--- START OF Available data ---
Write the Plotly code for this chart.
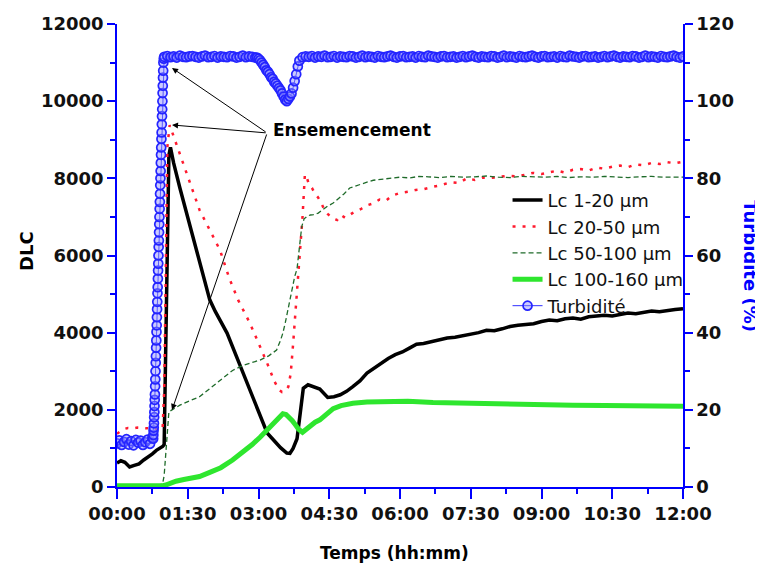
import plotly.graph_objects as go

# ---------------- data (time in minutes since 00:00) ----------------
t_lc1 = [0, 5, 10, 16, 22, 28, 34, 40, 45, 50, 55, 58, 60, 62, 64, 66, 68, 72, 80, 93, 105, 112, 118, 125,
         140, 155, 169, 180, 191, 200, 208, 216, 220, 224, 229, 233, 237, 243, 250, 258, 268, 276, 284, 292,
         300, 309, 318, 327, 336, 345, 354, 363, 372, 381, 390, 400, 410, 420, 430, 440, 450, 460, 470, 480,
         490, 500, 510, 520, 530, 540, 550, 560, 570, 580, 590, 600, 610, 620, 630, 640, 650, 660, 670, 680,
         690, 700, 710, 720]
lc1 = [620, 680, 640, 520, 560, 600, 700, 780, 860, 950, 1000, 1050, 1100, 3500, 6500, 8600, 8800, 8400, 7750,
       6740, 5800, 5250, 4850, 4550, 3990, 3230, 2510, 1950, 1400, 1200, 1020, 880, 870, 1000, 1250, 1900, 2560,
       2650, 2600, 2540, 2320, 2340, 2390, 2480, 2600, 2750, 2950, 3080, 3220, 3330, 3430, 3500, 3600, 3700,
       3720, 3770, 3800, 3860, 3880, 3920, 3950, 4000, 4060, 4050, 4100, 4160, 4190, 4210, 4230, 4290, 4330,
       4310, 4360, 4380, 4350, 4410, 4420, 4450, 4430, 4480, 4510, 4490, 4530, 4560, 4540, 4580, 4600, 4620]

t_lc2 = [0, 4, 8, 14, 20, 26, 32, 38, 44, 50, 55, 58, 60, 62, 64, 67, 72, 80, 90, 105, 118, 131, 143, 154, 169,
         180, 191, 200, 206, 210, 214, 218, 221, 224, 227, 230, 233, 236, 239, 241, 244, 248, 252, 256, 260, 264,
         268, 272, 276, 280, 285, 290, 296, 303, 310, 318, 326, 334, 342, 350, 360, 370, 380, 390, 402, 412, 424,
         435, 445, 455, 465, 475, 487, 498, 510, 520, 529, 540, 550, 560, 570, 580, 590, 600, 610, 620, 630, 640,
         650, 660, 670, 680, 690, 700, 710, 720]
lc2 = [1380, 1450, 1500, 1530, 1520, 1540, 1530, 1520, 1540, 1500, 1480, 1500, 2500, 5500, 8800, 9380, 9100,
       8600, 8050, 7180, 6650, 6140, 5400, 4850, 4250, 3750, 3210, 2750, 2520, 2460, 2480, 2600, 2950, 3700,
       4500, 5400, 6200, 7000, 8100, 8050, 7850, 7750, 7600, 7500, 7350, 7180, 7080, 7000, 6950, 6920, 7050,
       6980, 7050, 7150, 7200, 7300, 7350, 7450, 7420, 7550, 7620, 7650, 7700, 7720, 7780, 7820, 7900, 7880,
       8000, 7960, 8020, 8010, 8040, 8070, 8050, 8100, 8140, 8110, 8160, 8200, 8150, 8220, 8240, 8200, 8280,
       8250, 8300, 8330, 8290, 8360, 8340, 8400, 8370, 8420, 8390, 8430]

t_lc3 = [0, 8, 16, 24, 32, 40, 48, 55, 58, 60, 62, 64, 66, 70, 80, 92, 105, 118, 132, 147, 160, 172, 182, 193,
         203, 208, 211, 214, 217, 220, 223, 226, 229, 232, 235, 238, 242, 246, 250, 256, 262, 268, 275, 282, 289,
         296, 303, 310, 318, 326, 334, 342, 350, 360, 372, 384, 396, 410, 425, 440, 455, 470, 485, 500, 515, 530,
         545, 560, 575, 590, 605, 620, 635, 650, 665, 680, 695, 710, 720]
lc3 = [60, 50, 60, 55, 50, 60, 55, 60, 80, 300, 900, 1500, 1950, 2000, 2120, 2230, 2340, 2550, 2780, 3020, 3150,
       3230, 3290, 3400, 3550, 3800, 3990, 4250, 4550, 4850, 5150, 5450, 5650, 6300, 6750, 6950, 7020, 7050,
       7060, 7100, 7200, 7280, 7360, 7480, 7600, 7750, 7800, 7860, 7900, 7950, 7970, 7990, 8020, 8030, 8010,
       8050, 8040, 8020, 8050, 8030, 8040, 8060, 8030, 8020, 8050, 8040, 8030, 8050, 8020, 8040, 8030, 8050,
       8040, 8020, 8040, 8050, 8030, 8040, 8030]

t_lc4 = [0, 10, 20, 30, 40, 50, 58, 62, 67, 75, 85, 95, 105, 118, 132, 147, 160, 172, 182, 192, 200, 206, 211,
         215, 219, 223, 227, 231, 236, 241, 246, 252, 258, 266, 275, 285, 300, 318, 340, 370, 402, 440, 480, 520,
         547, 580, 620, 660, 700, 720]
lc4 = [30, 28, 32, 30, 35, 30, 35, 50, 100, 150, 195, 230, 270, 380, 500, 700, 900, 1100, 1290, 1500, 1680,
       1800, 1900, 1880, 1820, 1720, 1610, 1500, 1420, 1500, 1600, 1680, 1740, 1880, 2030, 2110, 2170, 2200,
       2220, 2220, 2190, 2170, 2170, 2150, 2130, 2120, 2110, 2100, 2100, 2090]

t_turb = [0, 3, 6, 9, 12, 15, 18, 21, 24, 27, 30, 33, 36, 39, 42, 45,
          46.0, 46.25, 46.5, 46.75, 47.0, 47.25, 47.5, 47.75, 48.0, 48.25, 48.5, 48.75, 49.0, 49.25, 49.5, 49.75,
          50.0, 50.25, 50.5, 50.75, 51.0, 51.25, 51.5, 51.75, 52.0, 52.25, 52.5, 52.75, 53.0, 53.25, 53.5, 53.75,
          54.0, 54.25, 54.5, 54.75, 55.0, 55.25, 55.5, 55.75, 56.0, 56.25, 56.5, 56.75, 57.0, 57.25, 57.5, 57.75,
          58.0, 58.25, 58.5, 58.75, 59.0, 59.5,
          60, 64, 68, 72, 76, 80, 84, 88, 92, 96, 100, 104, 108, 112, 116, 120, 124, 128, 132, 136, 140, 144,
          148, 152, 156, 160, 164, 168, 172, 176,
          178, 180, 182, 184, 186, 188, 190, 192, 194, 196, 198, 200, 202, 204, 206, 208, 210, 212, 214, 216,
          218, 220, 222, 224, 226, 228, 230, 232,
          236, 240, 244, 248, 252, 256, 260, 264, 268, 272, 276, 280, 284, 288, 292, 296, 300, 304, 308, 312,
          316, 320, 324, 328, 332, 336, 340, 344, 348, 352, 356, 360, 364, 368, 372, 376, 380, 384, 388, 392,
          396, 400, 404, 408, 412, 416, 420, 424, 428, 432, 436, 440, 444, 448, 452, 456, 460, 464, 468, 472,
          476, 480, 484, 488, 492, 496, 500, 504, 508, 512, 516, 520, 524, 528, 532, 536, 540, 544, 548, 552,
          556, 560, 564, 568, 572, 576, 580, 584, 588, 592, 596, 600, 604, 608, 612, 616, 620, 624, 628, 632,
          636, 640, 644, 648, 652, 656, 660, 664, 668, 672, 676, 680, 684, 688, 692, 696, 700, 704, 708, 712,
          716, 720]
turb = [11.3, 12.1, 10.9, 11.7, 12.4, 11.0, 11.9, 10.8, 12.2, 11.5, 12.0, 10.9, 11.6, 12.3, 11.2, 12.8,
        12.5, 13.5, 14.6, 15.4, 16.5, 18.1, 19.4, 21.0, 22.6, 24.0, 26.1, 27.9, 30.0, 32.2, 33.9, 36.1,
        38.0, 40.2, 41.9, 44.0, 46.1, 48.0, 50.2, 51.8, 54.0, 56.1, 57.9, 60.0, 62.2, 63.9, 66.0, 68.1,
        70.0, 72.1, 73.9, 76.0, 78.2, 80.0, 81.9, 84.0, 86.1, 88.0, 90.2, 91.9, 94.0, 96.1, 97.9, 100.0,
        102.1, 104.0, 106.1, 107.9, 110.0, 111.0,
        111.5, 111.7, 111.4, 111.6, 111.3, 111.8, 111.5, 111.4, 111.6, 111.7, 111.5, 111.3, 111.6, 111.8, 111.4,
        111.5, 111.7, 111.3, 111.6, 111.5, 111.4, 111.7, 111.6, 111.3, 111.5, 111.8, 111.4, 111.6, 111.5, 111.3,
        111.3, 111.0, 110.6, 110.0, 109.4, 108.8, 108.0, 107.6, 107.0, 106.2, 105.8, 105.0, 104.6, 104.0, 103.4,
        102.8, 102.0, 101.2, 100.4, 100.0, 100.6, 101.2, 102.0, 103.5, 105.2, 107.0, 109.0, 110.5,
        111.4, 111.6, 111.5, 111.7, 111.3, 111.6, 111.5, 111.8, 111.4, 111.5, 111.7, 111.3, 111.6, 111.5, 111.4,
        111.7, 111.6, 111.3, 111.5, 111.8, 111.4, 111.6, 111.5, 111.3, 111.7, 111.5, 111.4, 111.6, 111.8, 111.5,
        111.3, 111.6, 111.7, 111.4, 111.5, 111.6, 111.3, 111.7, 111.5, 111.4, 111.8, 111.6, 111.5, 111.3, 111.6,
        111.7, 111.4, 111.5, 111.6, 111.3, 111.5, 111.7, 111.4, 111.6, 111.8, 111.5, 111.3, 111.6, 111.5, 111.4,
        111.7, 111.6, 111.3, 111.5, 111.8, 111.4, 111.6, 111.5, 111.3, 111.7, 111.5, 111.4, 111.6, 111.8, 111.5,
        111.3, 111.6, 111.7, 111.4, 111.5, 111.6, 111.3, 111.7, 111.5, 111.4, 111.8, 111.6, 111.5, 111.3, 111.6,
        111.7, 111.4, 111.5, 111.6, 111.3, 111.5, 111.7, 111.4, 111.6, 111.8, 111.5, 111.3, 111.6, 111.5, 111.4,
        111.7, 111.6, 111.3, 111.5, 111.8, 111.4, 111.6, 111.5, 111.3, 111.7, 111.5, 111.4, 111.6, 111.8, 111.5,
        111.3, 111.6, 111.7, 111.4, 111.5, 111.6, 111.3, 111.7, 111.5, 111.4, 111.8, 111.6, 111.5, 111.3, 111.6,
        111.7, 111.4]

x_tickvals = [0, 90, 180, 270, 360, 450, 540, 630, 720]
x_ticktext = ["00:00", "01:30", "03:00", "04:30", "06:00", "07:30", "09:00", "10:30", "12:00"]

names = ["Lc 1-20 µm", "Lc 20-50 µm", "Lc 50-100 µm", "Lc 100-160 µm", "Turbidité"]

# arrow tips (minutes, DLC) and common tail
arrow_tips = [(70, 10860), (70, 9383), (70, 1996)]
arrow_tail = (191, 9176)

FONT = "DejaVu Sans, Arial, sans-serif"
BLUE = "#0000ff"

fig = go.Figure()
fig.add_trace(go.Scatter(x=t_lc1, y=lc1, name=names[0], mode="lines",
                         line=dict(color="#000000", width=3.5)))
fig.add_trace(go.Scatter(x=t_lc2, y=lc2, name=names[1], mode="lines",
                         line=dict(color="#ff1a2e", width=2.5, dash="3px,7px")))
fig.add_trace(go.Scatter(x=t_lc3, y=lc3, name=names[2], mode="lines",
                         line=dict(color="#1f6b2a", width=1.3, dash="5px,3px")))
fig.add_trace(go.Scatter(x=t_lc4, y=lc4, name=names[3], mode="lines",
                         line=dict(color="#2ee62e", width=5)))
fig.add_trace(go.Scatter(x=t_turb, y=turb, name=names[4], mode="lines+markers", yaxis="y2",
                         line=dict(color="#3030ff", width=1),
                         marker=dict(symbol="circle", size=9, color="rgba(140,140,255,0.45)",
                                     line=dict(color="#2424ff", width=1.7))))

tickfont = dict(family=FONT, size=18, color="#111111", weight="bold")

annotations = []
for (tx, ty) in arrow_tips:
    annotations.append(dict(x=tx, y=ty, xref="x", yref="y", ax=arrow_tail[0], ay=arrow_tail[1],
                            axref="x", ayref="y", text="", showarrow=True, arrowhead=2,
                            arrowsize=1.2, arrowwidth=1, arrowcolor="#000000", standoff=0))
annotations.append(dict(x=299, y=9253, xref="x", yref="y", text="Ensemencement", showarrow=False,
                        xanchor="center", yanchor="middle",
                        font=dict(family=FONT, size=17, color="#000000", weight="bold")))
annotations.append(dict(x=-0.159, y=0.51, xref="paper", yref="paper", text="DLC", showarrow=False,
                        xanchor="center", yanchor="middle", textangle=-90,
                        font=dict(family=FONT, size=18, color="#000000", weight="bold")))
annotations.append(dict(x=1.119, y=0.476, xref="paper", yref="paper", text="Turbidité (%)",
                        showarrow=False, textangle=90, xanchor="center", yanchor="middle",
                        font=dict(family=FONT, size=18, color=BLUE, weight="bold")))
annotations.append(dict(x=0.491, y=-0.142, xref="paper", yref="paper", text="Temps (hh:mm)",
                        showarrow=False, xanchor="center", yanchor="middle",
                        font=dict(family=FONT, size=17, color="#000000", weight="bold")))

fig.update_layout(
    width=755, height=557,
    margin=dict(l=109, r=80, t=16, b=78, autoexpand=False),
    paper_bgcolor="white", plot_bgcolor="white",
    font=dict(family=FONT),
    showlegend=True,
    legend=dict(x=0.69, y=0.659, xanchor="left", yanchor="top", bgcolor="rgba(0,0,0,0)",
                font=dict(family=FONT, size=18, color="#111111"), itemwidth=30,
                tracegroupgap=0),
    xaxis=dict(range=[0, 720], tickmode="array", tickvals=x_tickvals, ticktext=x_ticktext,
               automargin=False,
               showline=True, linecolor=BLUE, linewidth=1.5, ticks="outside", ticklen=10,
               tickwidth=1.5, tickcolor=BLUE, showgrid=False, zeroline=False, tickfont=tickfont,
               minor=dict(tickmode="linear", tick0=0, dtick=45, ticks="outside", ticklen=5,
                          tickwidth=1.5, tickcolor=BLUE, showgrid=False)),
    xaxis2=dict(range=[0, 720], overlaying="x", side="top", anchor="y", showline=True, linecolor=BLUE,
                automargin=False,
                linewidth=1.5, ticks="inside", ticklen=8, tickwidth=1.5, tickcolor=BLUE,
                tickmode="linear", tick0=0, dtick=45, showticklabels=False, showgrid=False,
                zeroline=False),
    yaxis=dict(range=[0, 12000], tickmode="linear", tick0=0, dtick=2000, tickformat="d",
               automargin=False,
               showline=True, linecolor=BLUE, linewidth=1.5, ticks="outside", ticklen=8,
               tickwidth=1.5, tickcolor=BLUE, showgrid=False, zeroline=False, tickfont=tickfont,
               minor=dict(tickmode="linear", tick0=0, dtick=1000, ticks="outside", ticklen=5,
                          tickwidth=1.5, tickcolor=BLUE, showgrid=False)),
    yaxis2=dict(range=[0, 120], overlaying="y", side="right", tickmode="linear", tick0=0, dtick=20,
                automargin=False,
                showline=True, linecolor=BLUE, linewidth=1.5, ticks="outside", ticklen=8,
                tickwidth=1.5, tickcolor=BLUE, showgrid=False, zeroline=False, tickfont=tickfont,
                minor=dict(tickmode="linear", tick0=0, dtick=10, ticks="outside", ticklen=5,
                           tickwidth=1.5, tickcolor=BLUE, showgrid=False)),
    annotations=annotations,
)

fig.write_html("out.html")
--- END OF Available data ---
Problem details:
In the data above, please extract the lines from the first one through the line with "import plotly.graph_objects as go", exactly, and keep pictures out.

Worked answer:
Write the Plotly code for this chart.
import plotly.graph_objects as go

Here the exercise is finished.